→ **Provided material**:
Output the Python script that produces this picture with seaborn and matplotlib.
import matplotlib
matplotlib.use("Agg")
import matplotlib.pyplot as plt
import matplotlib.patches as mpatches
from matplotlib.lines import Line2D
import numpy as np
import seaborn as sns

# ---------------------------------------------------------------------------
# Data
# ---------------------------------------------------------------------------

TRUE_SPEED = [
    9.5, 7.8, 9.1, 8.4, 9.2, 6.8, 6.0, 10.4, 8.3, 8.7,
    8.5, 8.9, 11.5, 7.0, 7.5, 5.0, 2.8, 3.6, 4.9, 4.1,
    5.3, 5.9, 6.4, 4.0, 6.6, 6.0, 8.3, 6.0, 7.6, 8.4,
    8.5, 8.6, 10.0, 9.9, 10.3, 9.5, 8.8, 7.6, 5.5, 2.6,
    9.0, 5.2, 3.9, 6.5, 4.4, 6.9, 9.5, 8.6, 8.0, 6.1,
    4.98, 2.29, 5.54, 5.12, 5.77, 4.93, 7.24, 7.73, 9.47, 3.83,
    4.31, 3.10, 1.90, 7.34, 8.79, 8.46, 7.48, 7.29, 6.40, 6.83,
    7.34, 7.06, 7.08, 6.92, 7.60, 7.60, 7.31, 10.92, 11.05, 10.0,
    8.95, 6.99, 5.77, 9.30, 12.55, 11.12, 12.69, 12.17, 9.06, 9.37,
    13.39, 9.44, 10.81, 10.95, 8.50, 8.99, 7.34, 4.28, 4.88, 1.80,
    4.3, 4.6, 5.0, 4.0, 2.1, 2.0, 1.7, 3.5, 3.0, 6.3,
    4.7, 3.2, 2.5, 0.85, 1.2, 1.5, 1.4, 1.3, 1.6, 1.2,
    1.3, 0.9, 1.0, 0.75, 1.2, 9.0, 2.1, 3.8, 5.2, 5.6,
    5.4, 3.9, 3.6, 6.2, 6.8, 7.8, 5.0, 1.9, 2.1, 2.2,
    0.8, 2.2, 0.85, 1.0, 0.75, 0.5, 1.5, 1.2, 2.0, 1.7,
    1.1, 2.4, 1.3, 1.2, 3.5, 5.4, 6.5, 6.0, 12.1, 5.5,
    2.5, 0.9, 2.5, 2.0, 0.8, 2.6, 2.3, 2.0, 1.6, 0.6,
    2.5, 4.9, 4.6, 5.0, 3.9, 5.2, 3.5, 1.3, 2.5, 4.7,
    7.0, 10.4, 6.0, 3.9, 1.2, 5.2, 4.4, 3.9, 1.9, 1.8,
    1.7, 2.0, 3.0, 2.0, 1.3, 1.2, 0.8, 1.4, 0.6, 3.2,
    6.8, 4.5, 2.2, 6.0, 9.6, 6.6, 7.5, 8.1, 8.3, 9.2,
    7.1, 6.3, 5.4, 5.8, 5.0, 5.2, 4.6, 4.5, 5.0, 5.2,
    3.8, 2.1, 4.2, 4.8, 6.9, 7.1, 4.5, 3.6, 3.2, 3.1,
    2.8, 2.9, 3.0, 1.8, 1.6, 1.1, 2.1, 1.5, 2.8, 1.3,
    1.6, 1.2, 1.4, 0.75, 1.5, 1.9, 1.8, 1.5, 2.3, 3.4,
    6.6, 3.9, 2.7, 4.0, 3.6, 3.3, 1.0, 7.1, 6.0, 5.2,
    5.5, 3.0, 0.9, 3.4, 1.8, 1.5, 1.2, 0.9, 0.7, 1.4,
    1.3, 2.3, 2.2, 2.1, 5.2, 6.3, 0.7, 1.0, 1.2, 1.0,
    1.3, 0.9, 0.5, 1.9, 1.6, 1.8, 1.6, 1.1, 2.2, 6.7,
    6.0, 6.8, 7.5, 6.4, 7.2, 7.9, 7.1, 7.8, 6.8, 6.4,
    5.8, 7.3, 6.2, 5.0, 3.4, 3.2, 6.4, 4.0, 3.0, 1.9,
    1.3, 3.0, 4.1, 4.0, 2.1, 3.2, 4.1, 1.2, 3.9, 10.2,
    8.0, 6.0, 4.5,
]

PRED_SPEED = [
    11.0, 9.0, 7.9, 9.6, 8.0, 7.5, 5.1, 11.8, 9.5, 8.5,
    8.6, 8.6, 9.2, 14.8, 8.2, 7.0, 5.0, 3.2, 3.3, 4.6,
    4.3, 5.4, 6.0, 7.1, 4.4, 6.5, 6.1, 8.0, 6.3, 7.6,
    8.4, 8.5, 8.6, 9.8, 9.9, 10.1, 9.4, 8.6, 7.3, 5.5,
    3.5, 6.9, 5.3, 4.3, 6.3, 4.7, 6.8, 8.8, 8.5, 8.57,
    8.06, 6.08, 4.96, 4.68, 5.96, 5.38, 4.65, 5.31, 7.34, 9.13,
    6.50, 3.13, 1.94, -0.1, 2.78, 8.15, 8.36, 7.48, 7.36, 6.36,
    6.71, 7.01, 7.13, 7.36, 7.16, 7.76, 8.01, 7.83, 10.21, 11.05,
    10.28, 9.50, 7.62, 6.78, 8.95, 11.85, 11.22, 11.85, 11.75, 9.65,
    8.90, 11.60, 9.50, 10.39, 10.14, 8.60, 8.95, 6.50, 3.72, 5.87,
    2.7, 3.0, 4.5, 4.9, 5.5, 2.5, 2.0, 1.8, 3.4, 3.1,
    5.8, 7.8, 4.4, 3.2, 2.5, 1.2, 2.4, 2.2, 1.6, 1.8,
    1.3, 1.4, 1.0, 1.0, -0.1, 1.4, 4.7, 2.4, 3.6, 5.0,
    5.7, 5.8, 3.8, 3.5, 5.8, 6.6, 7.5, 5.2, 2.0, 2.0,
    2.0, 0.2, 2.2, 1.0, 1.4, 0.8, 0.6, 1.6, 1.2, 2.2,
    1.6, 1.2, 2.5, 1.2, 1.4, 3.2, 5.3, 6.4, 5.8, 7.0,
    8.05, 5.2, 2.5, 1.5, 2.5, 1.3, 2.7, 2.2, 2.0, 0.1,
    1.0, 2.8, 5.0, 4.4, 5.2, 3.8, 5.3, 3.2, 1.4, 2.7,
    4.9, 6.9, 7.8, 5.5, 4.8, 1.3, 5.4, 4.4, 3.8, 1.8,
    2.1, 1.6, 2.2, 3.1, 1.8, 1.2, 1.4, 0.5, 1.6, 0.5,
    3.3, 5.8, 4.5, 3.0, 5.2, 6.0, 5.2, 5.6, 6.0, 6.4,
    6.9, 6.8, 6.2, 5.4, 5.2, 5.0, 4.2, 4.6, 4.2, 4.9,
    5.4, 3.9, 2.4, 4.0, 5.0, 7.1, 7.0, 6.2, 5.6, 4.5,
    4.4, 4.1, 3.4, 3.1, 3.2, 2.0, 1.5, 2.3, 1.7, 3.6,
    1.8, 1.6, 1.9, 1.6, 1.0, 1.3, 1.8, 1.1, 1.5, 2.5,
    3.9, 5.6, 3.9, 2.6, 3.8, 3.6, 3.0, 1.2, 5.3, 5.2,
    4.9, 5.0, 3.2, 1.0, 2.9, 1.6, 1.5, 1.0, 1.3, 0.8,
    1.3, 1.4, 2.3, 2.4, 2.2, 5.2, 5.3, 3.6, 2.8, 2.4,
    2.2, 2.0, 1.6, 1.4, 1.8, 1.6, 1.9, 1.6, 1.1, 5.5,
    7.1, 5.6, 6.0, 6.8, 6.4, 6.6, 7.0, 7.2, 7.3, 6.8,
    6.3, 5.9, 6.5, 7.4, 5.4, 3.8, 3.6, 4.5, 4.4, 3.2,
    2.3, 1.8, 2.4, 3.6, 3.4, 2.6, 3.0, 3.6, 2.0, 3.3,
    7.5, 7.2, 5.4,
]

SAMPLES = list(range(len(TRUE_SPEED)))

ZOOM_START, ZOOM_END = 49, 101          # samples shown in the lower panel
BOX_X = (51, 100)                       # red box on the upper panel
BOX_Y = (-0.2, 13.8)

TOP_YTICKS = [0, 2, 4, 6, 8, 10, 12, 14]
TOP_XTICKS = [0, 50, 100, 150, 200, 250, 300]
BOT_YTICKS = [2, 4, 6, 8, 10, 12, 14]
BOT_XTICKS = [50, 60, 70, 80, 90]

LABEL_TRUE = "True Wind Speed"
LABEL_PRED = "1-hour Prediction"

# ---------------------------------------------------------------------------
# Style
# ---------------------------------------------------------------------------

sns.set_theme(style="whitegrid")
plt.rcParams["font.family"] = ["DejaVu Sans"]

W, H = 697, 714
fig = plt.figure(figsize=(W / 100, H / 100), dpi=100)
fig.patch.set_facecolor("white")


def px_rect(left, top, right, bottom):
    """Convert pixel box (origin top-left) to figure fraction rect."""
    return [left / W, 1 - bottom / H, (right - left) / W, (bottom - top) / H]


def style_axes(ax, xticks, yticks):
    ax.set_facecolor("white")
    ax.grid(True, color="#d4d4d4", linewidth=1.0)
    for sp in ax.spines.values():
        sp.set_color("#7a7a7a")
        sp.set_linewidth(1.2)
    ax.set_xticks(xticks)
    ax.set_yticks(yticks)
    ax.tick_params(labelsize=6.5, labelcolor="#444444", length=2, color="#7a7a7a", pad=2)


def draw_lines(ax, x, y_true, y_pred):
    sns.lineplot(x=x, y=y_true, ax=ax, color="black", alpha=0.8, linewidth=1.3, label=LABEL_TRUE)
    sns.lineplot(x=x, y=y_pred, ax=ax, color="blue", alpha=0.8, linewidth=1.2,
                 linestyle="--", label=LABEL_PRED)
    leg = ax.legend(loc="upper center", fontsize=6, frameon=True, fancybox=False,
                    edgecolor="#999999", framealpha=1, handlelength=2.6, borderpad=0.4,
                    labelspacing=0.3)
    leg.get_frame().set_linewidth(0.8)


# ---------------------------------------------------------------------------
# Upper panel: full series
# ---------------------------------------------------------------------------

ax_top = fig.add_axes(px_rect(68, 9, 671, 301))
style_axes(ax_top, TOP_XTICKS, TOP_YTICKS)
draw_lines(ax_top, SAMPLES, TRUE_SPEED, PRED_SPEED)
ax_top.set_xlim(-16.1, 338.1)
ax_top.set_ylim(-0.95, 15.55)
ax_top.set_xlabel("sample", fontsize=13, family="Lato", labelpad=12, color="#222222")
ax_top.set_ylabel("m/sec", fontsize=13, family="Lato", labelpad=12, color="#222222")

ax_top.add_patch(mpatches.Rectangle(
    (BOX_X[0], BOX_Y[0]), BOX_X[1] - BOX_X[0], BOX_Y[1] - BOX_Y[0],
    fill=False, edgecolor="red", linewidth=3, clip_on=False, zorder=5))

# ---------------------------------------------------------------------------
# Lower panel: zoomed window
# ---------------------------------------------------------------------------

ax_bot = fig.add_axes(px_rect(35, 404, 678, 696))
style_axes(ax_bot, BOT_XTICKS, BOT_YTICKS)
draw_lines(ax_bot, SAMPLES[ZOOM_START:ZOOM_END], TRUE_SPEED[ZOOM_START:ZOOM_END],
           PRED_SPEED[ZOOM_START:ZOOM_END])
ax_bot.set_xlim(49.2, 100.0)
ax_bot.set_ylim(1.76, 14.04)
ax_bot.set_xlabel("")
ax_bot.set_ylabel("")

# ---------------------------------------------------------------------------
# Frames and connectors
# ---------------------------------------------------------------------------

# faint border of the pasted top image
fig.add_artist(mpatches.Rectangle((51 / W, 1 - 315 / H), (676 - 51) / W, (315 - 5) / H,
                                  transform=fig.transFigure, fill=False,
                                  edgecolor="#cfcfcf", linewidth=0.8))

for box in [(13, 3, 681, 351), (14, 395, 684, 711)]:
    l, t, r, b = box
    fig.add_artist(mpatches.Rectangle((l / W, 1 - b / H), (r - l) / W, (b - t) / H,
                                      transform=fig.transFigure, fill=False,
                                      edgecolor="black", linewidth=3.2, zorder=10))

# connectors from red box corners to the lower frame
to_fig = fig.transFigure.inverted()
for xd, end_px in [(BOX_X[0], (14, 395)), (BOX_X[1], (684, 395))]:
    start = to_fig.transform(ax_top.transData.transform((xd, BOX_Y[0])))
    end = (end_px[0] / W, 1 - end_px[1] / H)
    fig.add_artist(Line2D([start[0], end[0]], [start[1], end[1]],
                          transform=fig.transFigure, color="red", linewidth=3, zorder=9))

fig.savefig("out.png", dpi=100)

→ **Exercise details**:
Reproduce exactly, please, only the lines from the start of the data above to the line that contains "import seaborn as sns", with both ends kept.

→ **Task answer**:
Output the Python script that produces this picture with seaborn and matplotlib.
import matplotlib
matplotlib.use("Agg")
import matplotlib.pyplot as plt
import matplotlib.patches as mpatches
from matplotlib.lines import Line2D
import numpy as np
import seaborn as sns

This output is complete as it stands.